Now, a new era has begun as the Chinese government announced on Dec. 30 its plans to proscribe processing and sale of ivory by the end of 2017.
Jabes Okumu, a wildlife expert with the East African Wild Life Society, in an interview with Xinhua, hailed it as a strong move towards protection of elephants.
Okumu said the decision to shut down China’s domestic market will to a greater extent reduce pressure on the wildlife resources not only in Kenya but also in East Africa. The wildlife expert said the ban will lead to crippling prices as a result of limited buyers of raw ivory, as well as a decline in supply resulting from a lower number of distributors.
“This move is likely to attract support from other ivory-consuming countries and this will help build synergies towards pushing for full protection of elephants as indicated in schedule II to I of the CITES,” he said.

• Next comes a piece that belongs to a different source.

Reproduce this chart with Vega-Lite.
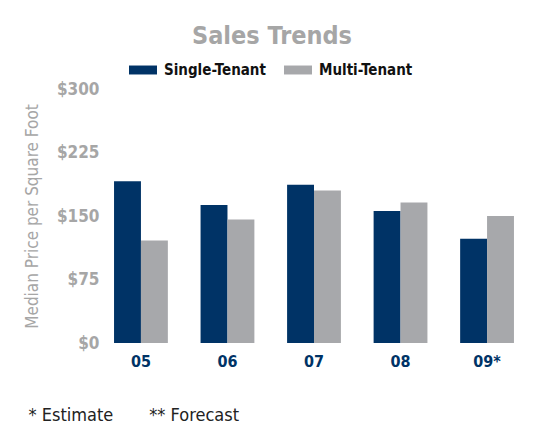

CITES, or Convention on International Trade in Endangered Species of Wild Fauna and Flora, is an international agreement between governments aiming to ensure that global trade in specimens of wild animals and plants do not threaten their survival.
Conservationists have identified a number of threats to African elephants, including poaching and habitat losses due to climate change, drought and human encroachment.